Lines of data
☆ ☆ ☆

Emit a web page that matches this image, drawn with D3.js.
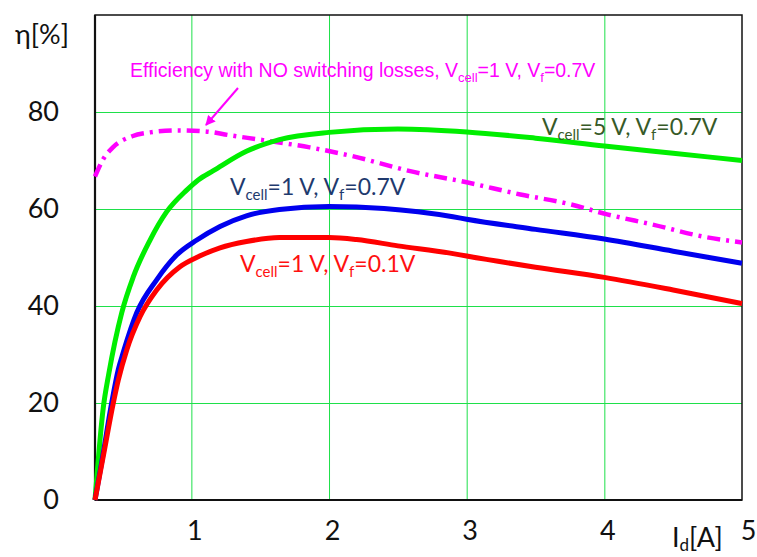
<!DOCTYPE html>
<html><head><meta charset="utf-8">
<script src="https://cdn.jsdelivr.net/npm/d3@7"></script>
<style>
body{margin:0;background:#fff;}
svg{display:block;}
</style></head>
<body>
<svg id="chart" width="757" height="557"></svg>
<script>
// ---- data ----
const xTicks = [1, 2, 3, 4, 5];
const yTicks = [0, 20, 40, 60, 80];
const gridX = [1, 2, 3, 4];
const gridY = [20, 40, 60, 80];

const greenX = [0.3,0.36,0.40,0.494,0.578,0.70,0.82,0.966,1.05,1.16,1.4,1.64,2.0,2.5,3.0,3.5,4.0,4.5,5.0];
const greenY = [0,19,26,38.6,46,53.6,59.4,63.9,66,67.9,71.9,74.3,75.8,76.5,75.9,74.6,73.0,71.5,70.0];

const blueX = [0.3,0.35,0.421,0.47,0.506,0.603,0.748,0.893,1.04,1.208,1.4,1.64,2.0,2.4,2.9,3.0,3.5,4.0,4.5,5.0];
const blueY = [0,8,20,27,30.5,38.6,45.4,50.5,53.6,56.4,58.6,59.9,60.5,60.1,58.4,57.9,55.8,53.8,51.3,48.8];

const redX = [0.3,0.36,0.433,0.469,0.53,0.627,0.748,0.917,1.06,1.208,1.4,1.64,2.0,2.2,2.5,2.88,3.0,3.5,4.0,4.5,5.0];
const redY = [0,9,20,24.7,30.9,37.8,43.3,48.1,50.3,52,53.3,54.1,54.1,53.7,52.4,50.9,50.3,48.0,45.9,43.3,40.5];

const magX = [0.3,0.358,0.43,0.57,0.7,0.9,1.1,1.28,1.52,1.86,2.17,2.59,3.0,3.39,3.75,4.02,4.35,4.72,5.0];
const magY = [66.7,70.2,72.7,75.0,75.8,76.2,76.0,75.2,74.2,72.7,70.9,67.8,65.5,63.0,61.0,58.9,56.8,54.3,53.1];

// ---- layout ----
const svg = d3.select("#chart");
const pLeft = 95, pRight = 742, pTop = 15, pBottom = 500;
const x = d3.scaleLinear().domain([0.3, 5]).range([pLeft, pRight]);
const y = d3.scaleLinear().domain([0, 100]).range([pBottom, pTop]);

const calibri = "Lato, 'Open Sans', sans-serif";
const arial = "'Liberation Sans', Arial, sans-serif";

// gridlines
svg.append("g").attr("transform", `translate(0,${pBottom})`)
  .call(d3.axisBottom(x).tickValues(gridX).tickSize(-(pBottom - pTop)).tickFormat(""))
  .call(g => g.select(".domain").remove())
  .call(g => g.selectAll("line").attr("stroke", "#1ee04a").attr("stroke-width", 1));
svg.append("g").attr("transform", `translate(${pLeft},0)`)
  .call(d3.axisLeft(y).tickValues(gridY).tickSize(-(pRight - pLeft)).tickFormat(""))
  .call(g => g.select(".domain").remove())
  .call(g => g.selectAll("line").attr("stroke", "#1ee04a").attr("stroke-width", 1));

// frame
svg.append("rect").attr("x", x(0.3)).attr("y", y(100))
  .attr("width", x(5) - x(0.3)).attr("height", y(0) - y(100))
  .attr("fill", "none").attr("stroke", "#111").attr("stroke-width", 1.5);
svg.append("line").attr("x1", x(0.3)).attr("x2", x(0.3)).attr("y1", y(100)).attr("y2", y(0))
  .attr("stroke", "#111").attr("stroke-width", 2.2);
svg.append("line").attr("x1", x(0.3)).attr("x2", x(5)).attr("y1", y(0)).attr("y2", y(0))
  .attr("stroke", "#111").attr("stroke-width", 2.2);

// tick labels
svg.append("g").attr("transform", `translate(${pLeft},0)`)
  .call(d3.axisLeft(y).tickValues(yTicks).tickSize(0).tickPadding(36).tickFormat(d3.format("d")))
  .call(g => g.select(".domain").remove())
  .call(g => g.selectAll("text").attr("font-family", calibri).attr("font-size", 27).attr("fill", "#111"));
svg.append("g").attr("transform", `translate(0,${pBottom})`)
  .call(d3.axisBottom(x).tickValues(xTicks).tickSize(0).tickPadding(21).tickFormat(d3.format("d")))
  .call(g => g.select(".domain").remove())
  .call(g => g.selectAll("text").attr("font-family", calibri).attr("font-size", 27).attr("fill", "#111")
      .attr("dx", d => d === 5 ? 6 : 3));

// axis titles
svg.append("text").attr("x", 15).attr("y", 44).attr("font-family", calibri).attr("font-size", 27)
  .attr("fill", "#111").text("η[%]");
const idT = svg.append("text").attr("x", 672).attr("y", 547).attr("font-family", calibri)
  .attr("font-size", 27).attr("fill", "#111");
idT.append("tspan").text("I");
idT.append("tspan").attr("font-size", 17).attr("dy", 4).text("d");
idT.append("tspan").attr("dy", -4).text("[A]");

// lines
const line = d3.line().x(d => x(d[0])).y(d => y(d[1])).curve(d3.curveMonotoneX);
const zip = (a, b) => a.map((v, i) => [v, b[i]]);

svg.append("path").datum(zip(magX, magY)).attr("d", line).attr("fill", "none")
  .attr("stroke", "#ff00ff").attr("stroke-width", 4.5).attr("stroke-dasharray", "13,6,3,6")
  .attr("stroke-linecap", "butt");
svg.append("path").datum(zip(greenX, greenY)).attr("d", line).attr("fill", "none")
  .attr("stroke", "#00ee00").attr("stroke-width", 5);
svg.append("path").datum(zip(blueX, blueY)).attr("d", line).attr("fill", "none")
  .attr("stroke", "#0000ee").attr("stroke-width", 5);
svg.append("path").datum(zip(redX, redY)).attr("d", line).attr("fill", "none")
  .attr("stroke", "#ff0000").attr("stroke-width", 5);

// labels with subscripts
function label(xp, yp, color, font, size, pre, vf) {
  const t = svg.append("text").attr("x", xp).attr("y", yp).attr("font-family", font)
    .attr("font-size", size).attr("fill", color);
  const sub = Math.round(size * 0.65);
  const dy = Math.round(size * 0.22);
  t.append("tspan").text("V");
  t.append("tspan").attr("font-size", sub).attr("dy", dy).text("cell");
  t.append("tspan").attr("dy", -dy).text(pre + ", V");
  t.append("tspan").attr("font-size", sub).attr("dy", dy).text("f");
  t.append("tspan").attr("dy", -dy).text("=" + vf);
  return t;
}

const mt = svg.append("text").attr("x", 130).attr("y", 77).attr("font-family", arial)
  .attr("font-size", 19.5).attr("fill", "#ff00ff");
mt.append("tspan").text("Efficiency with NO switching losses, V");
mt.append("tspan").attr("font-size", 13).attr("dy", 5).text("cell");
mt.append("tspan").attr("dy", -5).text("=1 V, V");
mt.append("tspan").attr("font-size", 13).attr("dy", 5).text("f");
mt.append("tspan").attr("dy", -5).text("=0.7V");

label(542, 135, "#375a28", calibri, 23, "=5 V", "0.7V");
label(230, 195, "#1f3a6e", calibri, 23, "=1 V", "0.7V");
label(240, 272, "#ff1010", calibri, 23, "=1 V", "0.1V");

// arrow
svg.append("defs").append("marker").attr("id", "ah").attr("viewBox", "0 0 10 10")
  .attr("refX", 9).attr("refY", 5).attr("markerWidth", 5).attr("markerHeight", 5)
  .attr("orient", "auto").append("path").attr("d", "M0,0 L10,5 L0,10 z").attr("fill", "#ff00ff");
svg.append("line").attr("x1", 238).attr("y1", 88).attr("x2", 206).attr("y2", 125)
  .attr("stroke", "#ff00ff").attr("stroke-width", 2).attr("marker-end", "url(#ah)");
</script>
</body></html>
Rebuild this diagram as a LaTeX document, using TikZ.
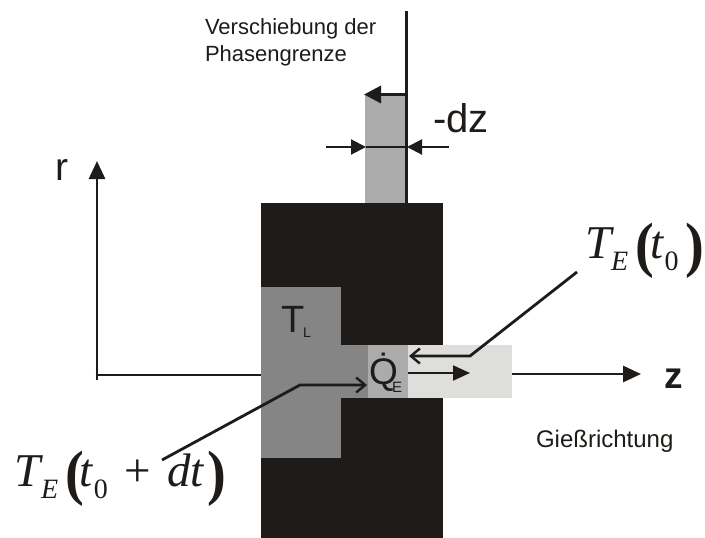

☆ ☆ ☆

[TASK STATEMENT]
Please transcribe the material above exactly as written. Leave the pictures out.

[OUTPUT FOR THIS EXERCISE]
Emit a web page that matches this image, drawn with D3.js.
<!DOCTYPE html>
<html><head><meta charset="utf-8">
<script src="https://cdn.jsdelivr.net/npm/d3@7"></script>
<style>
body{margin:0;background:#fff;}
svg{display:block;}
</style></head>
<body>
<svg id="chart" width="757" height="557"></svg>
<script>
// ---- data ----
const xTicks = [1, 2, 3, 4, 5];
const yTicks = [0, 20, 40, 60, 80];
const gridX = [1, 2, 3, 4];
const gridY = [20, 40, 60, 80];

const greenX = [0.3,0.36,0.40,0.494,0.578,0.70,0.82,0.966,1.05,1.16,1.4,1.64,2.0,2.5,3.0,3.5,4.0,4.5,5.0];
const greenY = [0,19,26,38.6,46,53.6,59.4,63.9,66,67.9,71.9,74.3,75.8,76.5,75.9,74.6,73.0,71.5,70.0];

const blueX = [0.3,0.35,0.421,0.47,0.506,0.603,0.748,0.893,1.04,1.208,1.4,1.64,2.0,2.4,2.9,3.0,3.5,4.0,4.5,5.0];
const blueY = [0,8,20,27,30.5,38.6,45.4,50.5,53.6,56.4,58.6,59.9,60.5,60.1,58.4,57.9,55.8,53.8,51.3,48.8];

const redX = [0.3,0.36,0.433,0.469,0.53,0.627,0.748,0.917,1.06,1.208,1.4,1.64,2.0,2.2,2.5,2.88,3.0,3.5,4.0,4.5,5.0];
const redY = [0,9,20,24.7,30.9,37.8,43.3,48.1,50.3,52,53.3,54.1,54.1,53.7,52.4,50.9,50.3,48.0,45.9,43.3,40.5];

const magX = [0.3,0.358,0.43,0.57,0.7,0.9,1.1,1.28,1.52,1.86,2.17,2.59,3.0,3.39,3.75,4.02,4.35,4.72,5.0];
const magY = [66.7,70.2,72.7,75.0,75.8,76.2,76.0,75.2,74.2,72.7,70.9,67.8,65.5,63.0,61.0,58.9,56.8,54.3,53.1];

// ---- layout ----
const svg = d3.select("#chart");
const pLeft = 95, pRight = 742, pTop = 15, pBottom = 500;
const x = d3.scaleLinear().domain([0.3, 5]).range([pLeft, pRight]);
const y = d3.scaleLinear().domain([0, 100]).range([pBottom, pTop]);

const calibri = "Lato, 'Open Sans', sans-serif";
const arial = "'Liberation Sans', Arial, sans-serif";

// gridlines
svg.append("g").attr("transform", `translate(0,${pBottom})`)
  .call(d3.axisBottom(x).tickValues(gridX).tickSize(-(pBottom - pTop)).tickFormat(""))
  .call(g => g.select(".domain").remove())
  .call(g => g.selectAll("line").attr("stroke", "#1ee04a").attr("stroke-width", 1));
svg.append("g").attr("transform", `translate(${pLeft},0)`)
  .call(d3.axisLeft(y).tickValues(gridY).tickSize(-(pRight - pLeft)).tickFormat(""))
  .call(g => g.select(".domain").remove())
  .call(g => g.selectAll("line").attr("stroke", "#1ee04a").attr("stroke-width", 1));

// frame
svg.append("rect").attr("x", x(0.3)).attr("y", y(100))
  .attr("width", x(5) - x(0.3)).attr("height", y(0) - y(100))
  .attr("fill", "none").attr("stroke", "#111").attr("stroke-width", 1.5);
svg.append("line").attr("x1", x(0.3)).attr("x2", x(0.3)).attr("y1", y(100)).attr("y2", y(0))
  .attr("stroke", "#111").attr("stroke-width", 2.2);
svg.append("line").attr("x1", x(0.3)).attr("x2", x(5)).attr("y1", y(0)).attr("y2", y(0))
  .attr("stroke", "#111").attr("stroke-width", 2.2);

// tick labels
svg.append("g").attr("transform", `translate(${pLeft},0)`)
  .call(d3.axisLeft(y).tickValues(yTicks).tickSize(0).tickPadding(36).tickFormat(d3.format("d")))
  .call(g => g.select(".domain").remove())
  .call(g => g.selectAll("text").attr("font-family", calibri).attr("font-size", 27).attr("fill", "#111"));
svg.append("g").attr("transform", `translate(0,${pBottom})`)
  .call(d3.axisBottom(x).tickValues(xTicks).tickSize(0).tickPadding(21).tickFormat(d3.format("d")))
  .call(g => g.select(".domain").remove())
  .call(g => g.selectAll("text").attr("font-family", calibri).attr("font-size", 27).attr("fill", "#111")
      .attr("dx", d => d === 5 ? 6 : 3));

// axis titles
svg.append("text").attr("x", 15).attr("y", 44).attr("font-family", calibri).attr("font-size", 27)
  .attr("fill", "#111").text("η[%]");
const idT = svg.append("text").attr("x", 672).attr("y", 547).attr("font-family", calibri)
  .attr("font-size", 27).attr("fill", "#111");
idT.append("tspan").text("I");
idT.append("tspan").attr("font-size", 17).attr("dy", 4).text("d");
idT.append("tspan").attr("dy", -4).text("[A]");

// lines
const line = d3.line().x(d => x(d[0])).y(d => y(d[1])).curve(d3.curveMonotoneX);
const zip = (a, b) => a.map((v, i) => [v, b[i]]);

svg.append("path").datum(zip(magX, magY)).attr("d", line).attr("fill", "none")
  .attr("stroke", "#ff00ff").attr("stroke-width", 4.5).attr("stroke-dasharray", "13,6,3,6")
  .attr("stroke-linecap", "butt");
svg.append("path").datum(zip(greenX, greenY)).attr("d", line).attr("fill", "none")
  .attr("stroke", "#00ee00").attr("stroke-width", 5);
svg.append("path").datum(zip(blueX, blueY)).attr("d", line).attr("fill", "none")
  .attr("stroke", "#0000ee").attr("stroke-width", 5);
svg.append("path").datum(zip(redX, redY)).attr("d", line).attr("fill", "none")
  .attr("stroke", "#ff0000").attr("stroke-width", 5);

// labels with subscripts
function label(xp, yp, color, font, size, pre, vf) {
  const t = svg.append("text").attr("x", xp).attr("y", yp).attr("font-family", font)
    .attr("font-size", size).attr("fill", color);
  const sub = Math.round(size * 0.65);
  const dy = Math.round(size * 0.22);
  t.append("tspan").text("V");
  t.append("tspan").attr("font-size", sub).attr("dy", dy).text("cell");
  t.append("tspan").attr("dy", -dy).text(pre + ", V");
  t.append("tspan").attr("font-size", sub).attr("dy", dy).text("f");
  t.append("tspan").attr("dy", -dy).text("=" + vf);
  return t;
}

const mt = svg.append("text").attr("x", 130).attr("y", 77).attr("font-family", arial)
  .attr("font-size", 19.5).attr("fill", "#ff00ff");
mt.append("tspan").text("Efficiency with NO switching losses, V");
mt.append("tspan").attr("font-size", 13).attr("dy", 5).text("cell");
mt.append("tspan").attr("dy", -5).text("=1 V, V");
mt.append("tspan").attr("font-size", 13).attr("dy", 5).text("f");
mt.append("tspan").attr("dy", -5).text("=0.7V");

label(542, 135, "#375a28", calibri, 23, "=5 V", "0.7V");
label(230, 195, "#1f3a6e", calibri, 23, "=1 V", "0.7V");
label(240, 272, "#ff1010", calibri, 23, "=1 V", "0.1V");

// arrow
svg.append("defs").append("marker").attr("id", "ah").attr("viewBox", "0 0 10 10")
  .attr("refX", 9).attr("refY", 5).attr("markerWidth", 5).attr("markerHeight", 5)
  .attr("orient", "auto").append("path").attr("d", "M0,0 L10,5 L0,10 z").attr("fill", "#ff00ff");
svg.append("line").attr("x1", 238).attr("y1", 88).attr("x2", 206).attr("y2", 125)
  .attr("stroke", "#ff00ff").attr("stroke-width", 2).attr("marker-end", "url(#ah)");
</script>
</body></html>
Rebuild this diagram as a LaTeX document, using TikZ.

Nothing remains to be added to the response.